* **SOURCE EXCERPT**
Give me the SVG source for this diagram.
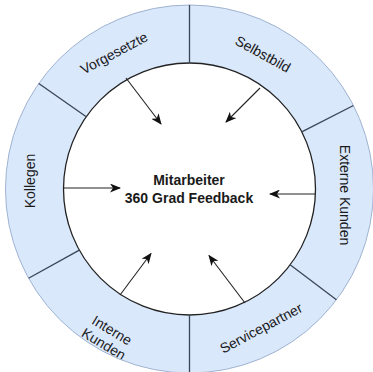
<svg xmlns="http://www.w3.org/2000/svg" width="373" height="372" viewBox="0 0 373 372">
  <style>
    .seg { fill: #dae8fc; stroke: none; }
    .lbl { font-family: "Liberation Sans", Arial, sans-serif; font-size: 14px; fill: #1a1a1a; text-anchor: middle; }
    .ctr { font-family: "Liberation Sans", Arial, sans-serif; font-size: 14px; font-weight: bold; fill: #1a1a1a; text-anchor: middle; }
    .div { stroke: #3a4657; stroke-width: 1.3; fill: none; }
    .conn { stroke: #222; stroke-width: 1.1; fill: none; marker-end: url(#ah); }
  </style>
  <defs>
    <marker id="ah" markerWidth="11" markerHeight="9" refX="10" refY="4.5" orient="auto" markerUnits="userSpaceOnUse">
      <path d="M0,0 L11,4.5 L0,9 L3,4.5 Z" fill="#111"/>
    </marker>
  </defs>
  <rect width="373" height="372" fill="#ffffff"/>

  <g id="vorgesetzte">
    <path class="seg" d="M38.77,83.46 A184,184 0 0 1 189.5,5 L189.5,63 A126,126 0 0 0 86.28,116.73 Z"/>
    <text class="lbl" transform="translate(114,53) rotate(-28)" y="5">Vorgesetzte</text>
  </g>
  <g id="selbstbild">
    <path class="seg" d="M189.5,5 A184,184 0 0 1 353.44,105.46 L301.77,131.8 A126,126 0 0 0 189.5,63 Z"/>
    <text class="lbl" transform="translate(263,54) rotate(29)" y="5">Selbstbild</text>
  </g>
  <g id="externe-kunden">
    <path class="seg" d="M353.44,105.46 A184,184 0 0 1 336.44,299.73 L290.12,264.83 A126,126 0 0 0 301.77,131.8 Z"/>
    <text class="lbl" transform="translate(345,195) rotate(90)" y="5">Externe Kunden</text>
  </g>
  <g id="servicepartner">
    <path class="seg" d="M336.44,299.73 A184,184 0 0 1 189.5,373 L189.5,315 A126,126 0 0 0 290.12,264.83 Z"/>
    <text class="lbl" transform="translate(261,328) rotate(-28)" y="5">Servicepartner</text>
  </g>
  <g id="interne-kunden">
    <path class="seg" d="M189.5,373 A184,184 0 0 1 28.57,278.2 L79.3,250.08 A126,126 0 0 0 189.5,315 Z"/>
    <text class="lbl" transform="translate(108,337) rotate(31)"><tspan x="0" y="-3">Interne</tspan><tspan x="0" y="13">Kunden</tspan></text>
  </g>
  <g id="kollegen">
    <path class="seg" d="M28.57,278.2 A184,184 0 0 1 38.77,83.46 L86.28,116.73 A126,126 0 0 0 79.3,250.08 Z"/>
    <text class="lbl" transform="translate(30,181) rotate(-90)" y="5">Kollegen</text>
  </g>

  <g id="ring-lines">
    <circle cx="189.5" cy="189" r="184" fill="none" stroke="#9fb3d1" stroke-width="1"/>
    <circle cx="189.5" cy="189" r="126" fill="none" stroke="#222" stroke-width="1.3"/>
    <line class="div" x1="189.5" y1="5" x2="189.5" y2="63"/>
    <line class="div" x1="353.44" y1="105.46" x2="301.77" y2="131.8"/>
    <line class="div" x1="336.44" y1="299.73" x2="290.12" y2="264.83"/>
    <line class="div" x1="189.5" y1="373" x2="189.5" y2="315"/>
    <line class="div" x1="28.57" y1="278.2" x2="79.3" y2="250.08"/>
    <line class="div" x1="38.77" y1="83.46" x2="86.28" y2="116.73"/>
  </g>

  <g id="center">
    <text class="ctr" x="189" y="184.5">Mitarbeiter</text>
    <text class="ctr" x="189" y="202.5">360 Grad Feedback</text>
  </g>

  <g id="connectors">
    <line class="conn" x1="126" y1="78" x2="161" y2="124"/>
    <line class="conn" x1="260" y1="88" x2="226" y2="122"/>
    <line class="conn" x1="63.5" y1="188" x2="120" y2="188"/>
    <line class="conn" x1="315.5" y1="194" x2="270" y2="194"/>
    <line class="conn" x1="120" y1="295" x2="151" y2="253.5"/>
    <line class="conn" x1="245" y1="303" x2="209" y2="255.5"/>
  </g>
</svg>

* **GIVEN EXERCISE**
Copy the whole of the material above exactly, but not its images.

* **WRITTEN RESPONSE**
Give me the SVG source for this diagram.
<svg xmlns="http://www.w3.org/2000/svg" width="373" height="372" viewBox="0 0 373 372">
  <style>
    .seg { fill: #dae8fc; stroke: none; }
    .lbl { font-family: "Liberation Sans", Arial, sans-serif; font-size: 14px; fill: #1a1a1a; text-anchor: middle; }
    .ctr { font-family: "Liberation Sans", Arial, sans-serif; font-size: 14px; font-weight: bold; fill: #1a1a1a; text-anchor: middle; }
    .div { stroke: #3a4657; stroke-width: 1.3; fill: none; }
    .conn { stroke: #222; stroke-width: 1.1; fill: none; marker-end: url(#ah); }
  </style>
  <defs>
    <marker id="ah" markerWidth="11" markerHeight="9" refX="10" refY="4.5" orient="auto" markerUnits="userSpaceOnUse">
      <path d="M0,0 L11,4.5 L0,9 L3,4.5 Z" fill="#111"/>
    </marker>
  </defs>
  <rect width="373" height="372" fill="#ffffff"/>

  <g id="vorgesetzte">
    <path class="seg" d="M38.77,83.46 A184,184 0 0 1 189.5,5 L189.5,63 A126,126 0 0 0 86.28,116.73 Z"/>
    <text class="lbl" transform="translate(114,53) rotate(-28)" y="5">Vorgesetzte</text>
  </g>
  <g id="selbstbild">
    <path class="seg" d="M189.5,5 A184,184 0 0 1 353.44,105.46 L301.77,131.8 A126,126 0 0 0 189.5,63 Z"/>
    <text class="lbl" transform="translate(263,54) rotate(29)" y="5">Selbstbild</text>
  </g>
  <g id="externe-kunden">
    <path class="seg" d="M353.44,105.46 A184,184 0 0 1 336.44,299.73 L290.12,264.83 A126,126 0 0 0 301.77,131.8 Z"/>
    <text class="lbl" transform="translate(345,195) rotate(90)" y="5">Externe Kunden</text>
  </g>
  <g id="servicepartner">
    <path class="seg" d="M336.44,299.73 A184,184 0 0 1 189.5,373 L189.5,315 A126,126 0 0 0 290.12,264.83 Z"/>
    <text class="lbl" transform="translate(261,328) rotate(-28)" y="5">Servicepartner</text>
  </g>
  <g id="interne-kunden">
    <path class="seg" d="M189.5,373 A184,184 0 0 1 28.57,278.2 L79.3,250.08 A126,126 0 0 0 189.5,315 Z"/>
    <text class="lbl" transform="translate(108,337) rotate(31)"><tspan x="0" y="-3">Interne</tspan><tspan x="0" y="13">Kunden</tspan></text>
  </g>
  <g id="kollegen">
    <path class="seg" d="M28.57,278.2 A184,184 0 0 1 38.77,83.46 L86.28,116.73 A126,126 0 0 0 79.3,250.08 Z"/>
    <text class="lbl" transform="translate(30,181) rotate(-90)" y="5">Kollegen</text>
  </g>

  <g id="ring-lines">
    <circle cx="189.5" cy="189" r="184" fill="none" stroke="#9fb3d1" stroke-width="1"/>
    <circle cx="189.5" cy="189" r="126" fill="none" stroke="#222" stroke-width="1.3"/>
    <line class="div" x1="189.5" y1="5" x2="189.5" y2="63"/>
    <line class="div" x1="353.44" y1="105.46" x2="301.77" y2="131.8"/>
    <line class="div" x1="336.44" y1="299.73" x2="290.12" y2="264.83"/>
    <line class="div" x1="189.5" y1="373" x2="189.5" y2="315"/>
    <line class="div" x1="28.57" y1="278.2" x2="79.3" y2="250.08"/>
    <line class="div" x1="38.77" y1="83.46" x2="86.28" y2="116.73"/>
  </g>

  <g id="center">
    <text class="ctr" x="189" y="184.5">Mitarbeiter</text>
    <text class="ctr" x="189" y="202.5">360 Grad Feedback</text>
  </g>

  <g id="connectors">
    <line class="conn" x1="126" y1="78" x2="161" y2="124"/>
    <line class="conn" x1="260" y1="88" x2="226" y2="122"/>
    <line class="conn" x1="63.5" y1="188" x2="120" y2="188"/>
    <line class="conn" x1="315.5" y1="194" x2="270" y2="194"/>
    <line class="conn" x1="120" y1="295" x2="151" y2="253.5"/>
    <line class="conn" x1="245" y1="303" x2="209" y2="255.5"/>
  </g>
</svg>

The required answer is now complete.